The twin girls have other family in the Hoover barn here at Canterbury, a full-brother named Trisk, a four-year-old who is being stall rested and is not likely to make a local appearance during the meet. The sisters, separated after conception and later rejoined at the racetrack, get their chance on Saturday. Proving once again that real life often produces tales more compelling and credible than television does.

HBPA MILE DRAWS 12

A full field of fillies and mares is entered for the $50,000 HBPA mile on the turf, feature event of today’s race card.

Eight of the 12 entries are Kentucky-bred fillies or mares, three are Florida-breds and the other is Irish-bred. The favorite is Inhonorofjohnnie, a 4-1 choice trained by Owen McQuade and ridden by Jesse Garcia.

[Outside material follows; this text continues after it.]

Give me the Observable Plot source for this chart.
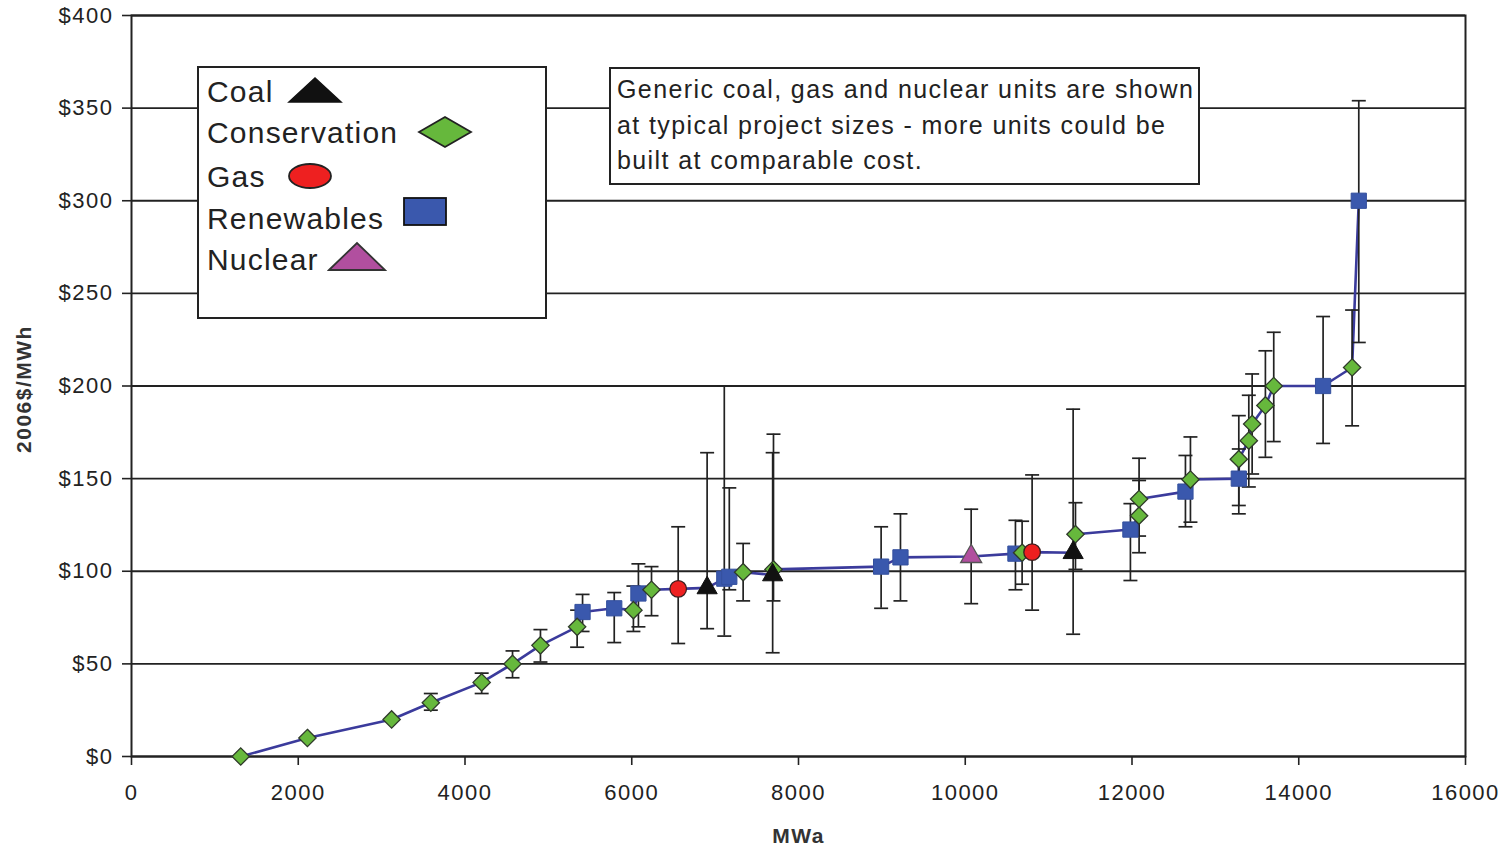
<!DOCTYPE html>
<html>
<head>
<meta charset="utf-8">
<script src="https://cdn.jsdelivr.net/npm/d3@7"></script>
<script src="https://cdn.jsdelivr.net/npm/@observablehq/plot@0.6"></script>
<style>
  html, body { margin: 0; padding: 0; background: #fff; }
  #wrap { position: relative; width: 1507px; height: 849px; font-family: "Liberation Sans", Arial, sans-serif; color: #222; }
  #legend { position: absolute; left: 197px; top: 66px; width: 346px; height: 249px; border: 2px solid #222; background: #fff; }
  #legend .row { position: absolute; left: 8px; font-size: 30px; letter-spacing: 1.2px; line-height: 30px; }
  #legend svg { position: absolute; }
  #note { position: absolute; left: 609px; top: 67px; width: 591px; height: 118px; border: 2px solid #222; background: #fff;
          font-size: 25px; letter-spacing: 1.4px; line-height: 35.5px; padding: 3px 0 0 6px; box-sizing: border-box; white-space: nowrap; }
</style>
</head>
<body>
<div id="wrap">
  <div id="chart"></div>
  <div id="legend"></div>
  <div id="note">Generic coal, gas and nuclear units are shown<br>at typical project sizes - more units could be<br>built at comparable cost.</div>
</div>
<script>
// ---- data ----
const types = [
  "Conservation","Conservation","Conservation","Conservation","Conservation","Conservation","Conservation","Conservation",
  "Renewables","Renewables","Conservation","Renewables","Conservation","Gas","Coal","Renewables","Renewables","Conservation",
  "Coal","Conservation","Renewables","Renewables","Nuclear","Renewables","Conservation","Gas","Coal","Conservation",
  "Renewables","Conservation","Conservation","Renewables","Conservation","Renewables","Conservation","Conservation",
  "Conservation","Conservation","Conservation","Renewables","Conservation","Renewables"
];
const mwa = [
  1310, 2110, 3120, 3590, 4200, 4570, 4905, 5345,
  5410, 5790, 6020, 6080, 6237, 6557, 6904, 7110, 7170, 7336,
  7690, 7700, 8991, 9223, 10071, 10602, 10682, 10802, 11294, 11322,
  11981, 12085, 12085, 12641, 12701, 13281, 13281, 13401,
  13441, 13600, 13700, 14292, 14640, 14720
];
const cost = [
  0, 10, 20, 29, 40, 50, 60, 70,
  78, 80, 79, 88, 90, 90.5, 91, 96, 97, 99.5,
  98, 101, 102.5, 107.5, 108, 109.5, 110, 110.3, 110, 120,
  122.5, 130, 139, 143, 149.5, 150, 160.5, 170.5,
  179.5, 189.5, 200, 200, 210, 300
];
const errLow = [
  null, null, null, 25, 34, 42.5, 51, 59,
  67.5, 61.5, 67.5, 70, 76, 61, 69, 65, 90, 84,
  56, 84, 80, 84, 82.5, 90, 93, 79, 66, 101,
  95, 110, 119, 124, 126.5, 131, 135.5, 145.5,
  152.5, 161.5, 170, 169, 178.5, 223.5
];
const errHigh = [
  null, null, null, 34, 45, 57, 68.5, 79,
  87.5, 88.5, 92, 104, 102.5, 124, 164, 200, 145, 115,
  164, 174, 124, 131, 133.5, 127.5, 127, 152, 187.5, 137,
  136.5, 149, 161, 162.5, 172.5, 166, 184, 195,
  206.5, 219, 229, 237.5, 241, 354
];
const yTicks = [0, 50, 100, 150, 200, 250, 300, 350, 400];
const xTicks = [0, 2000, 4000, 6000, 8000, 10000, 12000, 14000, 16000];
const legendNames = ["Coal", "Conservation", "Gas", "Renewables", "Nuclear"];

const rows = types.map((t, i) => ({type: t, mwa: mwa[i], cost: cost[i], lo: errLow[i], hi: errHigh[i]}));
const withErr = rows.filter(d => d.lo != null);

const cap = {draw(ctx) { ctx.moveTo(-7, 0); ctx.lineTo(7, 0); }};
const styles = {
  Coal:         {symbol: "triangle", r: 7.5, fill: "#111111", stroke: "#111111", strokeWidth: 1},
  Conservation: {symbol: "diamond2", r: 7.8, fill: "#66b83c", stroke: "#2f3a2a", strokeWidth: 1.3},
  Gas:          {symbol: "circle",   r: 8.3, fill: "#ee2020", stroke: "#3a2020", strokeWidth: 1.3},
  Renewables:   {symbol: "square",   r: 8.6, fill: "#3a58ad", stroke: "#34509e", strokeWidth: 1},
  Nuclear:      {symbol: "triangle", r: 7.8, fill: "#b14f9f", stroke: "#555555", strokeWidth: 1.3}
};
const order = ["Renewables", "Conservation", "Gas", "Nuclear", "Coal"];

const chart = Plot.plot({
  width: 1507,
  height: 849,
  marginLeft: 131,
  marginRight: 42,
  marginTop: 15,
  marginBottom: 93,
  style: {fontFamily: "'Liberation Sans', Arial, sans-serif", fontSize: "22px", color: "#222", background: "#fff", letterSpacing: "1.5px"},
  x: {domain: [0, 16000]},
  y: {domain: [0, 400]},
  marks: [
    Plot.gridY(yTicks, {stroke: "#222", strokeOpacity: 1, strokeWidth: 1.8}),
    Plot.frame({stroke: "#222", strokeWidth: 2}),
    Plot.axisY(yTicks, {tickSize: 9, tickPadding: 9, tickFormat: d => "$" + d, label: null, stroke: "#222", strokeWidth: 1.6}),
    Plot.axisX(xTicks, {tickSize: 9, tickPadding: 19, tickFormat: d => String(d), label: null, stroke: "#222", strokeWidth: 1.6}),
    Plot.text(["MWa"], {frameAnchor: "bottom", dy: 86, fontWeight: "bold", fontSize: 21, fill: "#333", letterSpacing: "2px"}),
    Plot.text(["2006$/MWh"], {frameAnchor: "left", textAnchor: "middle", dx: -107, dy: 3, rotate: -90, fontWeight: "bold", fontSize: 21, fill: "#333", letterSpacing: "1.8px"}),
    Plot.line(rows, {x: "mwa", y: "cost", stroke: "#3b3b9c", strokeWidth: 2.6}),
    Plot.ruleX(withErr, {x: "mwa", y1: "lo", y2: "hi", stroke: "#222", strokeWidth: 1.7}),
    Plot.dot(withErr, {x: "mwa", y: "lo", symbol: cap, stroke: "#222", strokeWidth: 1.7, fill: "none"}),
    Plot.dot(withErr, {x: "mwa", y: "hi", symbol: cap, stroke: "#222", strokeWidth: 1.7, fill: "none"}),
    ...order.map(t => Plot.dot(rows.filter(d => d.type === t), {x: "mwa", y: "cost", ...styles[t]}))
  ]
});
document.getElementById("chart").appendChild(chart);

// ---- legend (HTML overlay inside the plot area) ----
const legend = document.getElementById("legend");
const rowTops = [9, 50, 94, 136, 177];
const icons = {
  Coal: {left: 88, top: 8, w: 56, h: 28, svg: '<polygon points="2,26 28,2 54,26" fill="#111" stroke="#111" stroke-width="1.5"/>'},
  Conservation: {left: 218, top: 47, w: 56, h: 34, svg: '<polygon points="2,17 28,2 54,17 28,32" fill="#66b83c" stroke="#222" stroke-width="1.8"/>'},
  Gas: {left: 88, top: 94, w: 46, h: 28, svg: '<ellipse cx="23" cy="14" rx="21" ry="12" fill="#ee2020" stroke="#222" stroke-width="1.8"/>'},
  Renewables: {left: 203, top: 128, w: 46, h: 32, svg: '<rect x="2" y="2" width="42" height="27" fill="#3a58ad" stroke="#111" stroke-width="1.8"/>'},
  Nuclear: {left: 128, top: 173, w: 60, h: 32, svg: '<polygon points="2,29 30,2 58,29" fill="#b14f9f" stroke="#333" stroke-width="1.8"/>'}
};
legendNames.forEach((name, i) => {
  const r = document.createElement("div");
  r.className = "row";
  r.style.top = rowTops[i] + "px";
  r.textContent = name;
  legend.appendChild(r);
  const ic = icons[name];
  const s = document.createElementNS("http://www.w3.org/2000/svg", "svg");
  s.setAttribute("width", ic.w); s.setAttribute("height", ic.h);
  s.style.left = ic.left + "px"; s.style.top = ic.top + "px";
  s.innerHTML = ic.svg;
  legend.appendChild(s);
});
</script>
</body>
</html>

Second choice at 5-1 is Lemonlime, a Kentucky-bred 4-year-old filly trained by Anthony Granitz and ridden by Willie Martinez. Lemonlime won the Northbound Pride Stakes here on the turf last summer.

The third choice, at 6-1 in the morning line odds, is Couple Whiles, trained by Bernell Rhone and ridden by Dean Butler for local owners Will Carlson and Jerry Pint.

IT’S A GIRL FOR THE VAN OORTS

Quarter Horse Racing Secretary Josh Van Oort was missing from the racing office this week. He wanted to be on hand for his daughter’s birth in Claremore, Okla. He became a father for the first time on Tuesday when his wife, Brooke, gave birth to a girl.

The Van Oorts will name their daughter, Grace Hope, to honor grandmothers on both sides of the family.

Hope is the name of Brooke’s paternal grandmother. Grace is the name of Josh’s maternal grandmother.

Mother and daughter were doing well. Josh said the three of them intend to head to Shakopee Saturday night or Sunday morning. The baby’s baptism will possibly take place here some time later.

The Dean Kutz Memorial Chapel would seem like an appropriate spot _ if, in fact, it opens as planned in July.